Red Bull, meanwhile, made important gains of their own. Verstappen’s P4 in the Sprint (5 points) and emphatic Grand Prix victory (25 points), combined with Tsunoda’s P5 in the Sprint (4 points) and P10 in the race (1 point), brought the team to 426 points – keeping them firmly in the fight for second should Mercedes falter in the finale.

Ferrari’s struggles continued. With no Sprint points and only 4 points from Leclerc’s P8 in the Grand Prix, the team remains stuck in fourth on 382 points, now facing a steep climb if they hope to challenge Red Bull or Mercedes in the final round.

Abu Dhabi now arrives with one more fight on the table: Mercedes (459), Red Bull (426), and Ferrari (382). With a single round to go, the race for second and third remains wide open.


Looking Ahead: Abu Dhabi

The season comes down to one final race, and one final story. Abu Dhabi will decide the World Drivers’ Championship in a three-way showdown between Norris, Verstappen, and Piastri, each still mathematically alive after Qatar.

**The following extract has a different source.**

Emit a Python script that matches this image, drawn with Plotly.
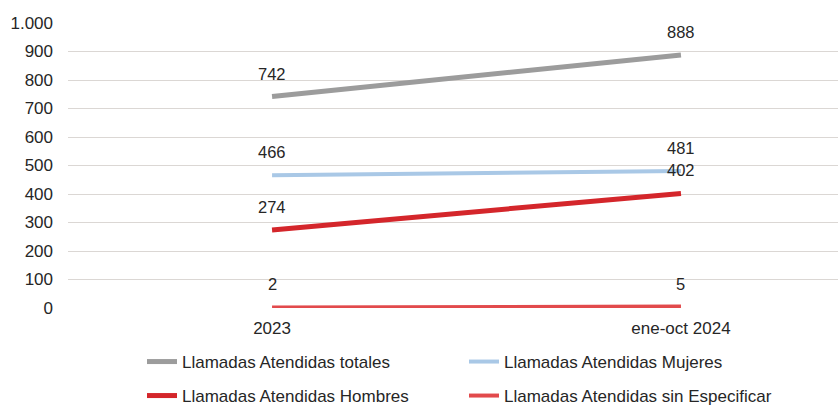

The paths to the title are clear, but far from simple. Each of the three contenders faces a very different route to the crown, with their chances depending heavily on where the others finish and how they perform under pressure in Abu Dhabi. We’ll break down the full championship scenarios, and what each driver must deliver, in next week’s finale.

To help make sense of the final-round pressure, we’ll turn to our Drive Score model one last time. By comparing each contender’s season-long performance, from qualifying efficiency to racecraft to positional gains, we’ll break down who the data suggests is most likely to come out on top at Yas Marina Circuit, and what kind of race each driver needs to deliver to end the year as World Champion.

It all comes down to this, one more race, and three contenders.
Our final story of the season, and the Road to Abu Dhabi, ends under the lights next Sunday.